___ Supplied information ___

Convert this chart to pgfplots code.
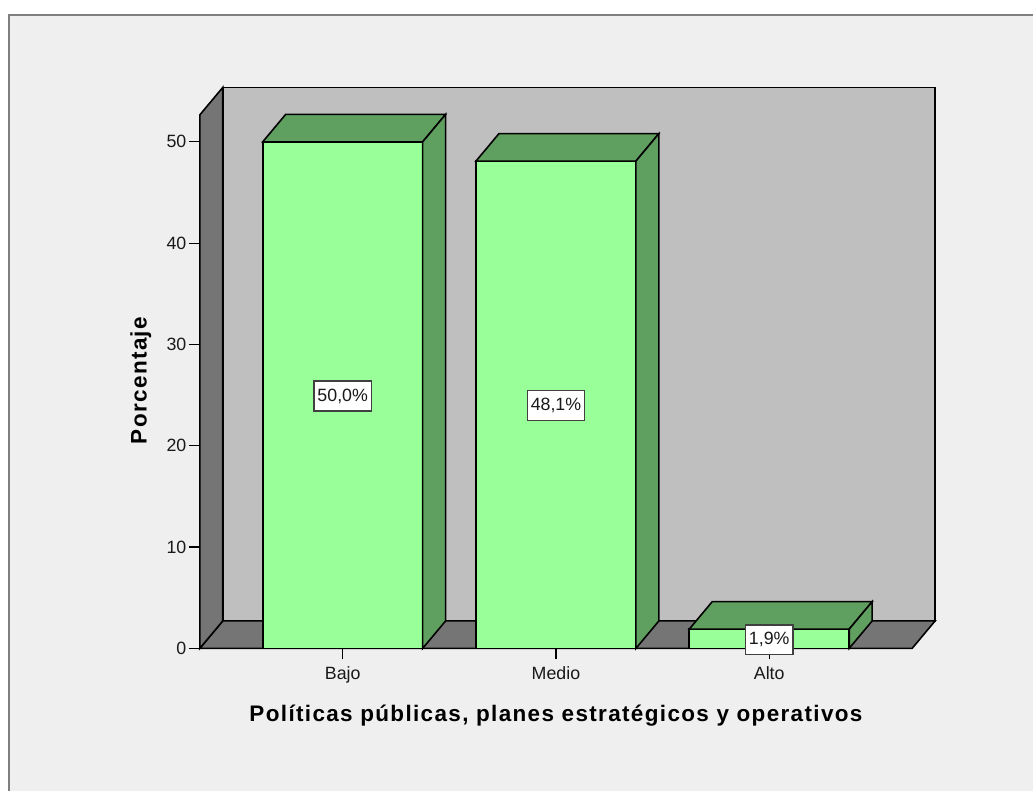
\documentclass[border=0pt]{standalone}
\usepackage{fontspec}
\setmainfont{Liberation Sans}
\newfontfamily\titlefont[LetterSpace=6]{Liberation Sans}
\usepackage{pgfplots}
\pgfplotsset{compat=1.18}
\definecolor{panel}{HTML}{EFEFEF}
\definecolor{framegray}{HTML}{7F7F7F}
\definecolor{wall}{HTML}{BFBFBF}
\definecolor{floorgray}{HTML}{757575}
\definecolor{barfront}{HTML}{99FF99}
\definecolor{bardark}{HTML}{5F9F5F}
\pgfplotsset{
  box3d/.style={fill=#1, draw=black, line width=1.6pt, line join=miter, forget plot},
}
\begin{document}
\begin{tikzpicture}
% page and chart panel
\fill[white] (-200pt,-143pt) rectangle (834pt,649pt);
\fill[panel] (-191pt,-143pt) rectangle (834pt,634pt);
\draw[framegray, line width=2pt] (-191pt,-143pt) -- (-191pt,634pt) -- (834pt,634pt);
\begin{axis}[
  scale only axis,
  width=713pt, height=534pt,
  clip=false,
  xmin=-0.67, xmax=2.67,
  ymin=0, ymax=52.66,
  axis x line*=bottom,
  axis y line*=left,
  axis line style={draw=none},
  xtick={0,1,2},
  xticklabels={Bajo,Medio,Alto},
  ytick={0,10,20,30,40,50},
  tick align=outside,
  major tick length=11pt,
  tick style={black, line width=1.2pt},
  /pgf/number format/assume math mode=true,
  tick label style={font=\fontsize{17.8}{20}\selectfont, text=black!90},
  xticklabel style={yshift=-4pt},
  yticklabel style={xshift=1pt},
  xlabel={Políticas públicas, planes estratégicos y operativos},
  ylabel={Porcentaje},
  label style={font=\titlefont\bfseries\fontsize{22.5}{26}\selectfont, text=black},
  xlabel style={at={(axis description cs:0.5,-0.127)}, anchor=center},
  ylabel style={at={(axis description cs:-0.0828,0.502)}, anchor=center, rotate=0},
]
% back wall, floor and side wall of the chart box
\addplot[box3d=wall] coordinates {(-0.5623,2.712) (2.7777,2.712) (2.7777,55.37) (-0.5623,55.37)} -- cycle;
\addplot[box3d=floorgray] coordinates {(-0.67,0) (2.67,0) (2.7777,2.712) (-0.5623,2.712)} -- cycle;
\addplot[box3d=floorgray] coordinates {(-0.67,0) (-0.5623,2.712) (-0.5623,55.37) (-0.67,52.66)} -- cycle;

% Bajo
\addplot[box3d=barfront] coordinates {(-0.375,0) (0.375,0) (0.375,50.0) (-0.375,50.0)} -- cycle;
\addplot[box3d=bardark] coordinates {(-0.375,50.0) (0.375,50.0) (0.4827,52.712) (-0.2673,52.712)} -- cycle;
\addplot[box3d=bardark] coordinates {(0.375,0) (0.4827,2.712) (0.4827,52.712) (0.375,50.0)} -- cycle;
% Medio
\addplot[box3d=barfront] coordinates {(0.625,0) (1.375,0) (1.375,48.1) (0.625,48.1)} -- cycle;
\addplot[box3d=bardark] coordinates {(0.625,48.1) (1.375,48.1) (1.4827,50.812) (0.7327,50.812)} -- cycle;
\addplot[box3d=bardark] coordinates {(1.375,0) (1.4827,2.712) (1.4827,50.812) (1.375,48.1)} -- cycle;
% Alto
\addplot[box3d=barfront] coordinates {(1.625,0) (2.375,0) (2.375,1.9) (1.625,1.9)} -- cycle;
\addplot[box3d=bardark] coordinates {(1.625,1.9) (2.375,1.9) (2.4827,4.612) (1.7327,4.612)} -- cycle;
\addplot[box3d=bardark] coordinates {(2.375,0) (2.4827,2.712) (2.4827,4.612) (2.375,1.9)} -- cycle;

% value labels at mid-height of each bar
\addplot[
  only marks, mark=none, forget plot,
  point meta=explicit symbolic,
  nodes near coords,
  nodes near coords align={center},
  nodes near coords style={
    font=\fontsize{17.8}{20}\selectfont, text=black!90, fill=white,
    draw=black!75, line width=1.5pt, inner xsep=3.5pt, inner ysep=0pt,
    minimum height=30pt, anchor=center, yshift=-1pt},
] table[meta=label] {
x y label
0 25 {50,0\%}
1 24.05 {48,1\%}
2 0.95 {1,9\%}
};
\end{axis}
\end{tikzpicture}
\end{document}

___

Work to do: Reproduce the listing exactly. Leave its pictures out.

Exercise solution:
Convert this chart to pgfplots code.
\documentclass[border=0pt]{standalone}
\usepackage{fontspec}
\setmainfont{Liberation Sans}
\newfontfamily\titlefont[LetterSpace=6]{Liberation Sans}
\usepackage{pgfplots}
\pgfplotsset{compat=1.18}
\definecolor{panel}{HTML}{EFEFEF}
\definecolor{framegray}{HTML}{7F7F7F}
\definecolor{wall}{HTML}{BFBFBF}
\definecolor{floorgray}{HTML}{757575}
\definecolor{barfront}{HTML}{99FF99}
\definecolor{bardark}{HTML}{5F9F5F}
\pgfplotsset{
  box3d/.style={fill=#1, draw=black, line width=1.6pt, line join=miter, forget plot},
}
\begin{document}
\begin{tikzpicture}
% page and chart panel
\fill[white] (-200pt,-143pt) rectangle (834pt,649pt);
\fill[panel] (-191pt,-143pt) rectangle (834pt,634pt);
\draw[framegray, line width=2pt] (-191pt,-143pt) -- (-191pt,634pt) -- (834pt,634pt);
\begin{axis}[
  scale only axis,
  width=713pt, height=534pt,
  clip=false,
  xmin=-0.67, xmax=2.67,
  ymin=0, ymax=52.66,
  axis x line*=bottom,
  axis y line*=left,
  axis line style={draw=none},
  xtick={0,1,2},
  xticklabels={Bajo,Medio,Alto},
  ytick={0,10,20,30,40,50},
  tick align=outside,
  major tick length=11pt,
  tick style={black, line width=1.2pt},
  /pgf/number format/assume math mode=true,
  tick label style={font=\fontsize{17.8}{20}\selectfont, text=black!90},
  xticklabel style={yshift=-4pt},
  yticklabel style={xshift=1pt},
  xlabel={Políticas públicas, planes estratégicos y operativos},
  ylabel={Porcentaje},
  label style={font=\titlefont\bfseries\fontsize{22.5}{26}\selectfont, text=black},
  xlabel style={at={(axis description cs:0.5,-0.127)}, anchor=center},
  ylabel style={at={(axis description cs:-0.0828,0.502)}, anchor=center, rotate=0},
]
% back wall, floor and side wall of the chart box
\addplot[box3d=wall] coordinates {(-0.5623,2.712) (2.7777,2.712) (2.7777,55.37) (-0.5623,55.37)} -- cycle;
\addplot[box3d=floorgray] coordinates {(-0.67,0) (2.67,0) (2.7777,2.712) (-0.5623,2.712)} -- cycle;
\addplot[box3d=floorgray] coordinates {(-0.67,0) (-0.5623,2.712) (-0.5623,55.37) (-0.67,52.66)} -- cycle;

% Bajo
\addplot[box3d=barfront] coordinates {(-0.375,0) (0.375,0) (0.375,50.0) (-0.375,50.0)} -- cycle;
\addplot[box3d=bardark] coordinates {(-0.375,50.0) (0.375,50.0) (0.4827,52.712) (-0.2673,52.712)} -- cycle;
\addplot[box3d=bardark] coordinates {(0.375,0) (0.4827,2.712) (0.4827,52.712) (0.375,50.0)} -- cycle;
% Medio
\addplot[box3d=barfront] coordinates {(0.625,0) (1.375,0) (1.375,48.1) (0.625,48.1)} -- cycle;
\addplot[box3d=bardark] coordinates {(0.625,48.1) (1.375,48.1) (1.4827,50.812) (0.7327,50.812)} -- cycle;
\addplot[box3d=bardark] coordinates {(1.375,0) (1.4827,2.712) (1.4827,50.812) (1.375,48.1)} -- cycle;
% Alto
\addplot[box3d=barfront] coordinates {(1.625,0) (2.375,0) (2.375,1.9) (1.625,1.9)} -- cycle;
\addplot[box3d=bardark] coordinates {(1.625,1.9) (2.375,1.9) (2.4827,4.612) (1.7327,4.612)} -- cycle;
\addplot[box3d=bardark] coordinates {(2.375,0) (2.4827,2.712) (2.4827,4.612) (2.375,1.9)} -- cycle;

% value labels at mid-height of each bar
\addplot[
  only marks, mark=none, forget plot,
  point meta=explicit symbolic,
  nodes near coords,
  nodes near coords align={center},
  nodes near coords style={
    font=\fontsize{17.8}{20}\selectfont, text=black!90, fill=white,
    draw=black!75, line width=1.5pt, inner xsep=3.5pt, inner ysep=0pt,
    minimum height=30pt, anchor=center, yshift=-1pt},
] table[meta=label] {
x y label
0 25 {50,0\%}
1 24.05 {48,1\%}
2 0.95 {1,9\%}
};
\end{axis}
\end{tikzpicture}
\end{document}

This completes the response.